__Material__

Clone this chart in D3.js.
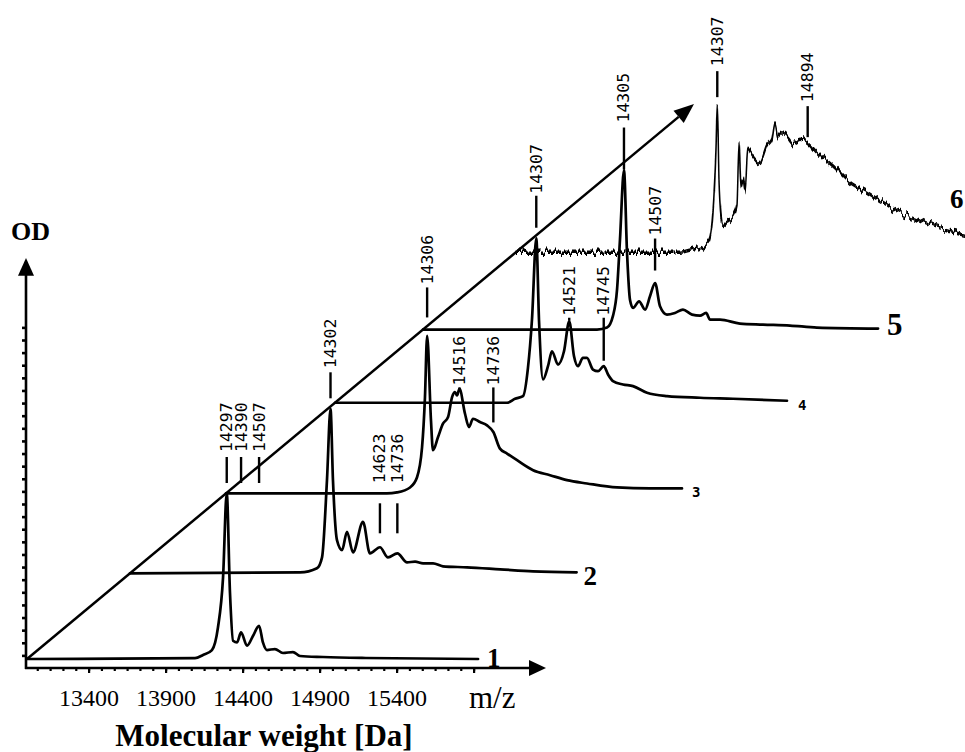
<!DOCTYPE html>
<html>
<head>
<meta charset="utf-8">
<script src="https://cdn.jsdelivr.net/npm/d3@7"></script>
<style>
  html, body { margin: 0; padding: 0; background: #fff; }
  svg { display: block; }
</style>
</head>
<body>
<svg id="chart" width="965" height="752"></svg>
<script>
// Spectra in depth order (front to back)
const spectra = ["1", "2", "3", "4", "5", "6"];

// Each trace: m/z [Da] and relative intensity (% of the main peak scale)
const mz1 = [13000, 14091, 14143, 14201, 14240, 14273, 14297, 14318, 14338, 14364, 14390, 14429, 14468, 14507, 14532, 14558, 14610, 14662, 14727, 14773, 14922, 15200, 15929];
const od1 = [0, 0.5, 2.4, 5.4, 19, 49, 100, 40, 11, 10, 16, 8, 14, 20, 10, 5.4, 6, 3.6, 4.2, 1.8, 1.2, 0.6, 0];

const mz2 = [13000, 14104, 14214, 14247, 14279, 14302, 14318, 14344, 14377, 14409, 14448, 14513, 14558, 14623, 14675, 14736, 14799, 14851, 14903, 14968, 15032, 15188, 15403, 15617, 15900];
const od2 = [0, 0.5, 3, 9.6, 56, 99, 56, 20, 14, 25, 12.6, 31, 12, 15.7, 9.6, 12, 6.6, 7, 6, 6, 4.2, 3.6, 2.4, 1.2, 0.6];

const mz3 = [13000, 14045, 14110, 14195, 14240, 14273, 14292, 14306, 14331, 14344, 14377, 14409, 14442, 14468, 14487, 14500, 14516, 14552, 14578, 14604, 14649, 14695, 14736, 14779, 14825, 14890, 14994, 15104, 15214, 15344, 15539, 15753, 15961];
const od3 = [0, 0, 0.6, 3.6, 9.6, 27.7, 58, 95, 44, 26, 34, 42, 46, 58, 61, 59, 63, 48, 40, 45, 43, 41, 37, 27, 24, 20, 14, 11, 8, 6, 3.6, 3, 3];

const mz4 = [13000, 14117, 14169, 14221, 14253, 14279, 14307, 14325, 14351, 14383, 14409, 14448, 14487, 14521, 14552, 14578, 14610, 14636, 14675, 14708, 14745, 14773, 14805, 14870, 14935, 15026, 15156, 15370, 15584, 15935];
const od4 = [0, 0, 2.4, 4, 21, 50, 99, 49, 14, 22, 31, 23, 31, 49, 28, 22, 27, 27, 20, 19, 22, 17, 13, 11, 10, 6, 4, 3, 2.4, 1.2];

const mz5 = [13000, 14130, 14195, 14234, 14260, 14279, 14305, 14325, 14344, 14364, 14403, 14442, 14474, 14507, 14539, 14584, 14636, 14688, 14747, 14799, 14838, 14864, 14929, 15058, 15208, 15383, 15558, 15955];
const od5 = [0, 0, 1.2, 8.4, 24, 54, 96, 46, 18, 13, 17, 12, 20, 28, 14, 9, 10, 12, 9, 8.4, 10, 6, 6, 3.6, 3, 2.4, 1.2, 0.6];

const mz6 = [13000, 14065, 14149, 14214, 14253, 14279, 14299, 14307, 14318, 14331, 14344, 14370, 14409, 14435, 14448, 14461, 14474, 14487, 14506, 14539, 14584, 14630, 14662, 14682, 14701, 14727, 14760, 14799, 14844, 14894, 14955, 15058, 15169, 15279, 15383, 15494, 15604, 15708, 15818, 15950];
const od6 = [0, 0, 1.8, 3.6, 6.6, 24, 64, 90, 44, 22, 16, 18, 21, 28, 66, 40, 44, 37, 62, 58, 54, 64, 68, 78, 70, 72, 70, 66, 68, 66, 60, 52, 42, 36, 30, 24, 20, 16, 13, 10];

const traceMz = [mz1, mz2, mz3, mz4, mz5, mz6];
const traceOd = [od1, od2, od3, od4, od5, od6];

// Labelled peaks: which spectrum, and the mass written beside it
const peakSpectrum = ["1", "1", "1", "2", "2", "2", "3", "3", "3", "4", "4", "4", "5", "5", "6", "6"];
const peakMass = [14297, 14390, 14507, 14302, 14623, 14736, 14306, 14516, 14736, 14307, 14521, 14745, 14305, 14507, 14307, 14894];

// Mass axis
const massTicks = [13400, 13900, 14400, 14900, 15400];

// ---------- layout ----------
const svg = d3.select("#chart");
const ink = "#000";
const serif = "'Liberation Serif', 'Times New Roman', serif";
const mono = "'DejaVu Sans Mono', monospace";

const x = d3.scaleLinear().domain([13000, 16000]).range([27, 489]);
const h = d3.scaleLinear().domain([0, 100]).range([0, 166]);          // intensity -> height in px
const od = d3.scaleLinear().domain([0, 32.5]).range([668, 258]);     // OD axis
const depth = d3.scaleOrdinal().domain(spectra).range([0, 103, 199, 308, 396, 489]); // shift along the depth diagonal
const slope = 0.832;
const base0 = 659;
const baseY = id => base0 - slope * depth(id);

// callout geometry per peak, px above the trace baseline: [tick bottom, tick top, text start]
const callout = {
  "1-14297": [176, 202, 207], "1-14390": [176, 202, 207], "1-14507": [176, 202, 207],
  "2-14302": [175, 201, 205], "2-14623": [40, 70, 90], "2-14736": [40, 70, 90],
  "3-14306": [176, 206, 209], "3-14516": [102, 106, 108], "3-14736": [71, 106, 108],
  "4-14307": [175, 207, 209], "4-14521": [82, 85, 87], "4-14745": [42, 85, 87],
  "5-14305": [160, 202, 207], "5-14507": [59, 91, 94],
  "6-14307": [155, 181, 186], "6-14894": [115, 146, 150]
};

// noise texture for the raw (unsmoothed) back trace
const defs = svg.append("defs");
const f = defs.append("filter").attr("id", "rawTrace")
  .attr("x", "-2%").attr("y", "-10%").attr("width", "104%").attr("height", "120%");
f.append("feTurbulence").attr("type", "fractalNoise").attr("baseFrequency", "0.33 0.015")
  .attr("numOctaves", 2).attr("seed", 7).attr("result", "noise");
f.append("feColorMatrix").attr("in", "noise").attr("type", "matrix")
  .attr("values", "0 0 0 0 0.5  0 1.4 0 0 -0.2  0 0 0 0 0  0 0 0 0 1").attr("result", "shift");
f.append("feDisplacementMap").attr("in", "SourceGraphic").attr("in2", "shift")
  .attr("scale", 9).attr("xChannelSelector", "R").attr("yChannelSelector", "G")
  .attr("result", "moved");
f.append("feMorphology").attr("in", "moved").attr("operator", "dilate").attr("radius", "0 0.6");

// ---------- axes ----------
const axX = svg.append("g").attr("transform", `translate(0,${od(0)})`);
const minorX = d3.range(-4, 31).map(k => 13400 + k * 500 / 6);
axX.append("g").call(d3.axisBottom(x).tickValues(minorX).tickSize(3).tickFormat(""))
  .call(g => g.select(".domain").remove())
  .call(g => g.selectAll("line").attr("stroke", ink).attr("stroke-width", 2.2));
const majorX = d3.range(13400, 16000, 500);
axX.append("g").call(d3.axisBottom(x).tickValues(majorX).tickSize(5)
    .tickFormat(d => massTicks.includes(d) ? String(d) : ""))
  .call(g => g.select(".domain").remove())
  .call(g => g.selectAll("line").attr("stroke", ink).attr("stroke-width", 2.2))
  .call(g => g.selectAll("text").attr("dy", null).attr("y", 38)
    .attr("font-family", serif).attr("font-size", 24).attr("fill", ink));
axX.append("line").attr("x1", 25).attr("x2", 532).attr("y1", 0).attr("y2", 0)
  .attr("stroke", ink).attr("stroke-width", 2.6);
axX.append("path").attr("d", "M546,0 L529,-8 L529,8 Z").attr("fill", ink);

const axY = svg.append("g").attr("transform", `translate(26,0)`);
axY.append("g").call(d3.axisLeft(od).tickValues(d3.range(1, 28)).tickSize(4).tickFormat(""))
  .call(g => g.select(".domain").remove())
  .call(g => g.selectAll("line").attr("stroke", ink).attr("stroke-width", 2.6));
axY.append("line").attr("x1", 0).attr("x2", 0).attr("y1", od(0) + 1).attr("y2", od(31.3))
  .attr("stroke", ink).attr("stroke-width", 2.6);
axY.append("path").attr("d", `M0,${od(32.5)} L-8,${od(31.1)} L8,${od(31.1)} Z`).attr("fill", ink);

svg.append("text").attr("x", 11).attr("y", 240).text("OD")
  .attr("font-family", serif).attr("font-weight", "bold").attr("font-size", 26).attr("fill", ink);
svg.append("text").attr("x", 469).attr("y", 708).text("m/z")
  .attr("font-family", serif).attr("font-size", 31).attr("fill", ink);
svg.append("text").attr("x", 264).attr("y", 746).attr("text-anchor", "middle").text("Molecular weight [Da]")
  .attr("font-family", serif).attr("font-weight", "bold").attr("font-size", 31).attr("fill", ink);

// ---------- depth diagonal ----------
const tipDx = 667;
const x0 = x(13000), tipX = x0 + tipDx, tipY = base0 - slope * tipDx;
const ang = Math.atan2(tipY - base0, tipX - x0);
const headLen = 20, headHalf = 8;
const bx = tipX - headLen * Math.cos(ang), by = tipY - headLen * Math.sin(ang);
svg.append("line").attr("x1", x0).attr("y1", base0).attr("x2", bx).attr("y2", by)
  .attr("stroke", ink).attr("stroke-width", 2.5);
svg.append("path").attr("fill", ink).attr("d",
  `M${tipX},${tipY} L${bx + headHalf * Math.sin(ang)},${by - headHalf * Math.cos(ang)} ` +
  `L${bx - headHalf * Math.sin(ang)},${by + headHalf * Math.cos(ang)} Z`);

// ---------- spectra ----------
const traces = spectra.map((id, i) => ({
  id, pts: traceMz[i].map((m, j) => ({ m, v: traceOd[i][j] }))
}));

const line = id => d3.line()
  .x(d => x(d.m) + depth(id))
  .y(d => baseY(id) - h(d.v))
  .curve(d3.curveMonotoneX);

svg.append("g").selectAll("path").data(traces).join("path")
  .attr("d", t => line(t.id)(t.pts))
  .attr("fill", "none").attr("stroke", ink)
  .attr("stroke-linejoin", "round").attr("stroke-linecap", "round")
  .attr("stroke-width", t => t.id === "6" ? 1.5 : 2.7)
  .attr("filter", t => t.id === "6" ? "url(#rawTrace)" : null);

// trace numbers
const numberStyle = {
  "1": { font: serif, size: 27, dx: 9, dy: -1 },
  "2": { font: serif, size: 27, dx: 7, dy: 3 },
  "3": { font: mono, size: 14, dx: 10, dy: -1 },
  "4": { font: mono, size: 14, dx: 11, dy: 2 },
  "5": { font: serif, size: 31, dx: 9, dy: -5 }
};
traces.filter(t => t.id !== "6").forEach(t => {
  const s = numberStyle[t.id];
  const last = t.pts[t.pts.length - 1];
  svg.append("text")
    .attr("x", x(last.m) + depth(t.id) + s.dx)
    .attr("y", baseY(t.id) + s.dy)
    .attr("dominant-baseline", "central")
    .attr("font-family", s.font).attr("font-weight", "bold").attr("font-size", s.size)
    .attr("fill", ink).text(t.id);
});
svg.append("text").attr("x", 950).attr("y", 199).attr("dominant-baseline", "central")
  .attr("font-family", serif).attr("font-weight", "bold").attr("font-size", 27)
  .attr("fill", ink).text("6");

// ---------- peak callouts ----------
const calls = peakMass.map((m, i) => ({ m, id: peakSpectrum[i], g: callout[`${peakSpectrum[i]}-${m}`] }));
const cg = svg.append("g");
calls.forEach(c => {
  const cx = x(c.m) + depth(c.id);
  const b = baseY(c.id);
  cg.append("line").attr("x1", cx).attr("x2", cx)
    .attr("y1", b - c.g[0]).attr("y2", b - c.g[1])
    .attr("stroke", ink).attr("stroke-width", 2.4);
  cg.append("text")
    .attr("transform", `translate(${cx},${b - c.g[2]}) rotate(-90)`)
    .attr("dominant-baseline", "central")
    .attr("font-family", mono).attr("font-size", 16.5).attr("fill", ink)
    .text(c.m);
});
</script>
</body>
</html>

__Your instructions__
Please restate the material above line by line, exactly, beginning at its first line and ending with the line that contains "1.2, 0.6, 0];", without any pictures.

__Complete response__
Clone this chart in D3.js.
<!DOCTYPE html>
<html>
<head>
<meta charset="utf-8">
<script src="https://cdn.jsdelivr.net/npm/d3@7"></script>
<style>
  html, body { margin: 0; padding: 0; background: #fff; }
  svg { display: block; }
</style>
</head>
<body>
<svg id="chart" width="965" height="752"></svg>
<script>
// Spectra in depth order (front to back)
const spectra = ["1", "2", "3", "4", "5", "6"];

// Each trace: m/z [Da] and relative intensity (% of the main peak scale)
const mz1 = [13000, 14091, 14143, 14201, 14240, 14273, 14297, 14318, 14338, 14364, 14390, 14429, 14468, 14507, 14532, 14558, 14610, 14662, 14727, 14773, 14922, 15200, 15929];
const od1 = [0, 0.5, 2.4, 5.4, 19, 49, 100, 40, 11, 10, 16, 8, 14, 20, 10, 5.4, 6, 3.6, 4.2, 1.8, 1.2, 0.6, 0];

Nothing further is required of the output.